● PROBLEM STATEMENT:
Give the material once more, word for word, without any images.

** BEGIN SUPPLIED MATERIAL **

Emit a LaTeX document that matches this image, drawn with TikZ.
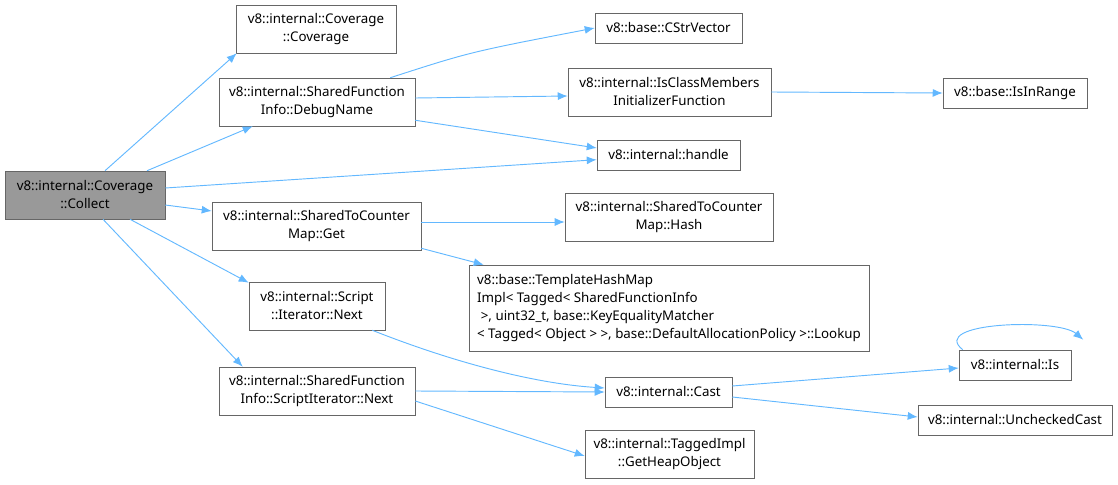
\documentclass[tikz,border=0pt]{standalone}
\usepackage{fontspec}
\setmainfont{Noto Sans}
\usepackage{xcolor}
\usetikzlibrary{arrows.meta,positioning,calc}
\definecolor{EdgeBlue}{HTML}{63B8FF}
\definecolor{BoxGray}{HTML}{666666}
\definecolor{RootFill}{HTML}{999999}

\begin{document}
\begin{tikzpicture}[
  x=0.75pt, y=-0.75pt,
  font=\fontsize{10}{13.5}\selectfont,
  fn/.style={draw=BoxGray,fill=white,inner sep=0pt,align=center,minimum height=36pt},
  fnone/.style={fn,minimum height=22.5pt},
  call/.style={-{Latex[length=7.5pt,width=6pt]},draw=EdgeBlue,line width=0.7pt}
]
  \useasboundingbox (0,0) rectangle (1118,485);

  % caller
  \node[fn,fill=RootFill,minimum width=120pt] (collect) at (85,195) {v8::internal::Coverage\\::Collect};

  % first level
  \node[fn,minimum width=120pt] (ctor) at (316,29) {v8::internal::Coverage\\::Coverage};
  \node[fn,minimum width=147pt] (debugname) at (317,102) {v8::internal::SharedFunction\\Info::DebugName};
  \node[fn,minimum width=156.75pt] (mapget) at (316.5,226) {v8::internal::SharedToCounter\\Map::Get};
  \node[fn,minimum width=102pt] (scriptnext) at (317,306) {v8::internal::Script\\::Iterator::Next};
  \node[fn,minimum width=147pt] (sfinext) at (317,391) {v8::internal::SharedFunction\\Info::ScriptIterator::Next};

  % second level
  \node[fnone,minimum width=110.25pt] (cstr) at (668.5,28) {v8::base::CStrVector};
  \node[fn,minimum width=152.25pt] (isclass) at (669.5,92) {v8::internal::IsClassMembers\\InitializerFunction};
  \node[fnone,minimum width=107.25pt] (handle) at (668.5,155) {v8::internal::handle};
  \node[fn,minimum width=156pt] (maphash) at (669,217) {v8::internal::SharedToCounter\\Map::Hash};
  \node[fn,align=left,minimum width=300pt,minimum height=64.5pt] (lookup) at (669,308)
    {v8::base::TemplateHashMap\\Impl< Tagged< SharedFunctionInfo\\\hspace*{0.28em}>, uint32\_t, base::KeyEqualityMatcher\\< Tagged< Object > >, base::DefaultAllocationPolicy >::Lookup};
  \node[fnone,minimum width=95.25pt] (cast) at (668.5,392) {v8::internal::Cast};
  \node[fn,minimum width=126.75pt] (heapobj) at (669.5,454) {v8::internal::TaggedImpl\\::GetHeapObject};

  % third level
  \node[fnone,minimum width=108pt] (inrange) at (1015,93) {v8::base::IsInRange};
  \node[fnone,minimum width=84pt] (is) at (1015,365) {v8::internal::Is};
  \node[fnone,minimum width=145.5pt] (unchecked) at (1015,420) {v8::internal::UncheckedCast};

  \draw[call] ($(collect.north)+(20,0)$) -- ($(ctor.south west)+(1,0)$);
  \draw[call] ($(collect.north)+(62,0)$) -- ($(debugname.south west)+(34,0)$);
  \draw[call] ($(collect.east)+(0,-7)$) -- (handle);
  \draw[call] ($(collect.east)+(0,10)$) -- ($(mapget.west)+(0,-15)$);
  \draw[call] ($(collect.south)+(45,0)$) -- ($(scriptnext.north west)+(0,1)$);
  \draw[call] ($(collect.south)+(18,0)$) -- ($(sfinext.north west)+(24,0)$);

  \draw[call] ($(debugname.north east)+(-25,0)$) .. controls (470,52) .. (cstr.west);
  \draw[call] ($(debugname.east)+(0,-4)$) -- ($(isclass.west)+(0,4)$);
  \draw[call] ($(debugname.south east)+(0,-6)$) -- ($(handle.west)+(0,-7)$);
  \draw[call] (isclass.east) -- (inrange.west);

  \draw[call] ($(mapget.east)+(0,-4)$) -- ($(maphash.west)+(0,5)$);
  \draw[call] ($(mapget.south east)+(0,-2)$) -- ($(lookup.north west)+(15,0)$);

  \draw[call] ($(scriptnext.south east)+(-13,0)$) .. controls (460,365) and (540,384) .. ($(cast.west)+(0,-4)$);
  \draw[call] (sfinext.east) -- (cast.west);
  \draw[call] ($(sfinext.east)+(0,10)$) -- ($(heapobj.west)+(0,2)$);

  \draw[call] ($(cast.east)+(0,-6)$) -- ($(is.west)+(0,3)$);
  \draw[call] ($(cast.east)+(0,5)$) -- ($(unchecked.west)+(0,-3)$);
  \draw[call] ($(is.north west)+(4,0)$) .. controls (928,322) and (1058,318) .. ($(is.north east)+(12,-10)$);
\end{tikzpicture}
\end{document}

** END SUPPLIED MATERIAL **

● RESPONSE FOR THIS EXERCISE:
Emit a LaTeX document that matches this image, drawn with TikZ.
\documentclass[tikz,border=0pt]{standalone}
\usepackage{fontspec}
\setmainfont{Noto Sans}
\usepackage{xcolor}
\usetikzlibrary{arrows.meta,positioning,calc}
\definecolor{EdgeBlue}{HTML}{63B8FF}
\definecolor{BoxGray}{HTML}{666666}
\definecolor{RootFill}{HTML}{999999}

\begin{document}
\begin{tikzpicture}[
  x=0.75pt, y=-0.75pt,
  font=\fontsize{10}{13.5}\selectfont,
  fn/.style={draw=BoxGray,fill=white,inner sep=0pt,align=center,minimum height=36pt},
  fnone/.style={fn,minimum height=22.5pt},
  call/.style={-{Latex[length=7.5pt,width=6pt]},draw=EdgeBlue,line width=0.7pt}
]
  \useasboundingbox (0,0) rectangle (1118,485);

  % caller
  \node[fn,fill=RootFill,minimum width=120pt] (collect) at (85,195) {v8::internal::Coverage\\::Collect};

  % first level
  \node[fn,minimum width=120pt] (ctor) at (316,29) {v8::internal::Coverage\\::Coverage};
  \node[fn,minimum width=147pt] (debugname) at (317,102) {v8::internal::SharedFunction\\Info::DebugName};
  \node[fn,minimum width=156.75pt] (mapget) at (316.5,226) {v8::internal::SharedToCounter\\Map::Get};
  \node[fn,minimum width=102pt] (scriptnext) at (317,306) {v8::internal::Script\\::Iterator::Next};
  \node[fn,minimum width=147pt] (sfinext) at (317,391) {v8::internal::SharedFunction\\Info::ScriptIterator::Next};

  % second level
  \node[fnone,minimum width=110.25pt] (cstr) at (668.5,28) {v8::base::CStrVector};
  \node[fn,minimum width=152.25pt] (isclass) at (669.5,92) {v8::internal::IsClassMembers\\InitializerFunction};
  \node[fnone,minimum width=107.25pt] (handle) at (668.5,155) {v8::internal::handle};
  \node[fn,minimum width=156pt] (maphash) at (669,217) {v8::internal::SharedToCounter\\Map::Hash};
  \node[fn,align=left,minimum width=300pt,minimum height=64.5pt] (lookup) at (669,308)
    {v8::base::TemplateHashMap\\Impl< Tagged< SharedFunctionInfo\\\hspace*{0.28em}>, uint32\_t, base::KeyEqualityMatcher\\< Tagged< Object > >, base::DefaultAllocationPolicy >::Lookup};
  \node[fnone,minimum width=95.25pt] (cast) at (668.5,392) {v8::internal::Cast};
  \node[fn,minimum width=126.75pt] (heapobj) at (669.5,454) {v8::internal::TaggedImpl\\::GetHeapObject};

  % third level
  \node[fnone,minimum width=108pt] (inrange) at (1015,93) {v8::base::IsInRange};
  \node[fnone,minimum width=84pt] (is) at (1015,365) {v8::internal::Is};
  \node[fnone,minimum width=145.5pt] (unchecked) at (1015,420) {v8::internal::UncheckedCast};

  \draw[call] ($(collect.north)+(20,0)$) -- ($(ctor.south west)+(1,0)$);
  \draw[call] ($(collect.north)+(62,0)$) -- ($(debugname.south west)+(34,0)$);
  \draw[call] ($(collect.east)+(0,-7)$) -- (handle);
  \draw[call] ($(collect.east)+(0,10)$) -- ($(mapget.west)+(0,-15)$);
  \draw[call] ($(collect.south)+(45,0)$) -- ($(scriptnext.north west)+(0,1)$);
  \draw[call] ($(collect.south)+(18,0)$) -- ($(sfinext.north west)+(24,0)$);

  \draw[call] ($(debugname.north east)+(-25,0)$) .. controls (470,52) .. (cstr.west);
  \draw[call] ($(debugname.east)+(0,-4)$) -- ($(isclass.west)+(0,4)$);
  \draw[call] ($(debugname.south east)+(0,-6)$) -- ($(handle.west)+(0,-7)$);
  \draw[call] (isclass.east) -- (inrange.west);

  \draw[call] ($(mapget.east)+(0,-4)$) -- ($(maphash.west)+(0,5)$);
  \draw[call] ($(mapget.south east)+(0,-2)$) -- ($(lookup.north west)+(15,0)$);

  \draw[call] ($(scriptnext.south east)+(-13,0)$) .. controls (460,365) and (540,384) .. ($(cast.west)+(0,-4)$);
  \draw[call] (sfinext.east) -- (cast.west);
  \draw[call] ($(sfinext.east)+(0,10)$) -- ($(heapobj.west)+(0,2)$);

  \draw[call] ($(cast.east)+(0,-6)$) -- ($(is.west)+(0,3)$);
  \draw[call] ($(cast.east)+(0,5)$) -- ($(unchecked.west)+(0,-3)$);
  \draw[call] ($(is.north west)+(4,0)$) .. controls (928,322) and (1058,318) .. ($(is.north east)+(12,-10)$);
\end{tikzpicture}
\end{document}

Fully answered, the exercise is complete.